Hawthorn (Crataegus monogyna)
The Hawthorn (Crataegus monogyna) is also known as the "May tree" as it flowers in the month of May.
Useful info about Hawthorn trees
|Deciduous (loses its leaves in winter)
|Can grow up to 5 - 10 metres (20 - 40 feet)
|The branches can spread out to 5 metres (20 feet)
|Soil Types Preferred
|Chalk, Clay, Loam, Sand
|Farmland, Gardens, Hedgerows
|White flowers in April / May
|Red berries in Summer
|Celtic Tree Month
|May 13 - June 9
Common Hawthorn (Crataegus monogyna) is also known as Quickthorn or the May Tree.

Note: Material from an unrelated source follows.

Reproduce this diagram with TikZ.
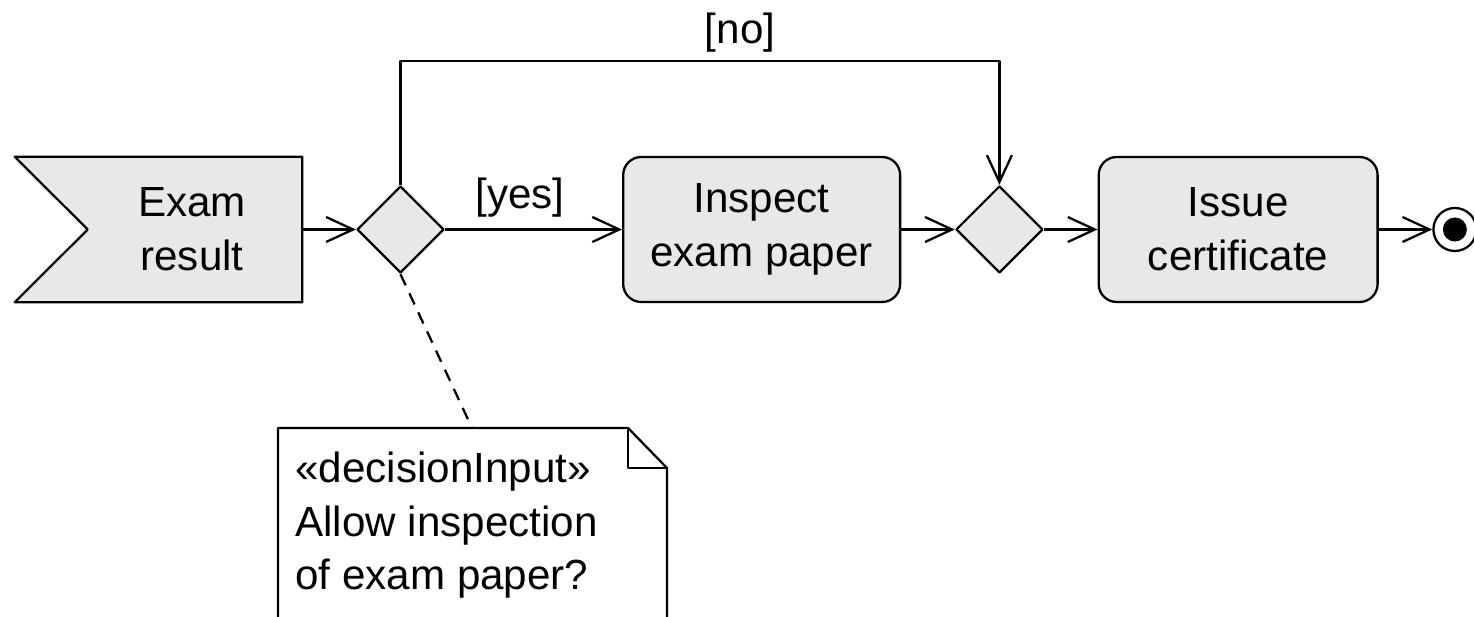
\documentclass[tikz,border=0pt]{standalone}
\usepackage{fontspec}
\setmainfont{Liberation Sans}
\usepackage{tikz}
\usetikzlibrary{shapes.geometric, arrows.meta, positioning, calc}
\definecolor{grisNodo}{HTML}{E8E8E8}

\begin{document}
\begin{tikzpicture}[
        x=0.02cm, y=-0.02cm,
        node distance=1.07cm,
        font=\fontsize{24}{30.7}\selectfont,
        lin/.style={line width=1.3pt, line join=round},
        evtbox/.style={minimum width=5.74cm, minimum height=2.9cm, inner sep=0pt},
        act/.style={lin, draw, fill=grisNodo, rounded corners=0.36cm,
            minimum width=5.54cm, minimum height=2.9cm, align=center},
        dec/.style={lin, draw, fill=grisNodo, diamond, aspect=1, inner sep=0pt,
            minimum width=1.74cm, minimum height=1.74cm},
        flow/.style={lin, -{Straight Barb[length=0.54cm, width=0.5cm]}},
        nota/.style={lin, draw, fill=white}
    ]
        \useasboundingbox (0,0) rectangle (1474,617);
        \clip (0,0) rectangle (1474,617);

        % accept event
        \node[evtbox] (evt) at (158.5,229.5) {};
        \draw[lin, fill=grisNodo] (evt.north west) -- (evt.north east) -- (evt.south east)
            -- (evt.south west) -- ($(evt.west)+(73,0)$) -- cycle;
        \node[align=center] (evtTxt) at ([xshift=0.67cm]evt.center) {Exam\\result};

        \node[dec, right=of evt] (d1) {};
        \node[act, right=3.54cm of d1] (insp) {Inspect\\exam paper};
        \node[dec, right=of insp] (d2) {};
        \node[act, minimum width=5.58cm, right=of d2] (issue) {Issue\\certificate};
        \node[lin, draw, circle, inner sep=0pt, minimum size=0.86cm, right=of issue] (fin) {};
        \node[circle, fill=black, inner sep=0pt, minimum size=0.48cm] (finDot) at (fin.center) {};

        \draw[flow] (evt) -- (d1);
        \draw[flow] (d1) -- (insp);
        \draw[flow] (insp) -- (d2);
        \draw[flow] (d2) -- (issue);
        \draw[flow] (issue) -- (fin);
        \draw[flow] (d1.north) |- ([yshift=2.48cm]d2.north) -- (d2.north);

        \node (yesLbl) at (520,198) {[yes]};
        \node (noLbl) at (740,33) {[no]};

        % note
        \draw[nota] (278,650) -- (278,428) -- (628,428) -- (667,468) -- (667,650);
        \draw[lin] (628,428) |- (667,468);
        \coordinate (notePin) at (472,428);
        \node[anchor=base west, align=left, inner sep=0pt] (note) at (295,590)
            {«decisionInput»\\Allow inspection\\of exam paper?};
        \draw[lin, dash pattern=on 7pt off 5pt] (d1.south) -- (notePin);
    \end{tikzpicture}
\end{document}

Its name comes from the Anglo-Saxon word "hagathorn" which means "hedge thorn" and it is often used as hedgerow plant.
The flowers, produced in late spring, have five white petals, and are moderately fragrant.
It produces an abundance of white flowers in May which yield small red fruits by late summer / autumn. The fruit is very popular with birds.
Hawthorn leaves are dark green and shiny, with 3, 5 or 7 lobes.
It's pale brown or grey bark cracks into knobbly, oblong plates.
Hawthorn is a native tree and thrives on most soils, including heavy ones. It makes a splendid garden tree and is a popular choice in wildlife gardens.
It typically reaches a height of 8 - 15 metres (26 - 50 feet).
A famous specimen, the Glastonbury Thorn, was noteworthy because it flowered twice in a year, once in the late spring which is normal, but also once after the harshness of midwinter has passed. The original specimen at Glastonbury Abbey, now long dead, has been propagated as the cultivar 'Biflora'.
The oldest known living specimen in East Anglia, and possibly in the United Kingdom, is known as "The Hethel Old Thorn", and is located in the churchyard in the small village of Hethel, south of Norwich, in Norfolk. It is reputed to be more than 700 years old, having been planted in the 13th Century.
Common Hawthorn is extensively planted as a hedge plant, especially for agricultural use. Its spines and close branching habit render it effectively stock and human proof with some basic maintenance.
Hawthorn timber is cream / brown in colour, with a fine grain and it's very hard. It was used to make veneers and cabinets, as well as boxes, tool handles and boat parts. It's also good for firewood and charcoal.
Young hawthorn leaves, flower buds and young flowers are all edible. They can be added to green salads.
The developing flower buds are especially good. Known as "haws" they can be eaten raw but might cause a bit of mild stomach upset. They are normally used to make jellies, ketchups and even wine.
Any uses for trees or tree extracts, whether edible or medicinal, have not been tried or tested by EFORESTS.
Please take caution and seek proper advice before attempting any recipes or medicinal extracts from any of the trees listed on our site.
Culture and Symbolism
Hawthorn trees are believed to represent love, beauty, protection and fertility.
In Britain, it used to be thought that bringing hawthorn blossom into a house would be followed by illness and death. In Medieval Britain people said that hawthorn blossom smelled like the Great Plague.
It turns out that hawthorn blossom contains the chemical trimethylamine - which is one of the first chemicals formed in decaying animal tissue. Therefore it's not a surprise that hawthorn flowers are associated with death.
In Gaelic folklore, hawthorn (in Scottish Gaelic, "Sgitheach" and in Irish, "sceach") apparently 'marks the entrance to the otherworld' and is strongly associated with fairies.
The folklorist Bob Curran questioned whether the ill luck of the De Lorean Motor Company was associated with the destruction of a fairy thorn to make way for a production facility!
The warning to retain one's winter clothing until warm weather has arrived for good – 'n'er cast a clout 'til may is out' – refers not to the end of the month of May, but the emergence of the hawthorn ('may') flowers - hence its local nickname, "May Blossom".
Serbian folklore notes hawthorn (in Serbian glog) is particularly deadly to vampires, and stakes used for their slaying must be made from the wood of the thorn tree.
In Gaelic folklore, hawthorn (in Scottish Gaelic, Sgitheach and in Irish, sceach) 'marks the entrance to the otherworld' and is strongly associated with the fairies. Lore has it that it is very unlucky to cut the tree at any time other than when it is in bloom, however during this time it is commonly cut and decorated as a May Bush (see Beltane). This warning persists to modern times; it has been questioned by folklorist Bob Curran whether the ill luck of the De Lorean Motor Company was associated with the destruction of a fairy thorn to make way for a production facility.
Hawthorn trees are often found beside clootie wells; at these types of holy wells they are sometimes known as 'rag trees', for the strips of cloth which are tied to them as part of healing rituals. 'When all fruit fails, welcome haws' was once a common expression in Ireland.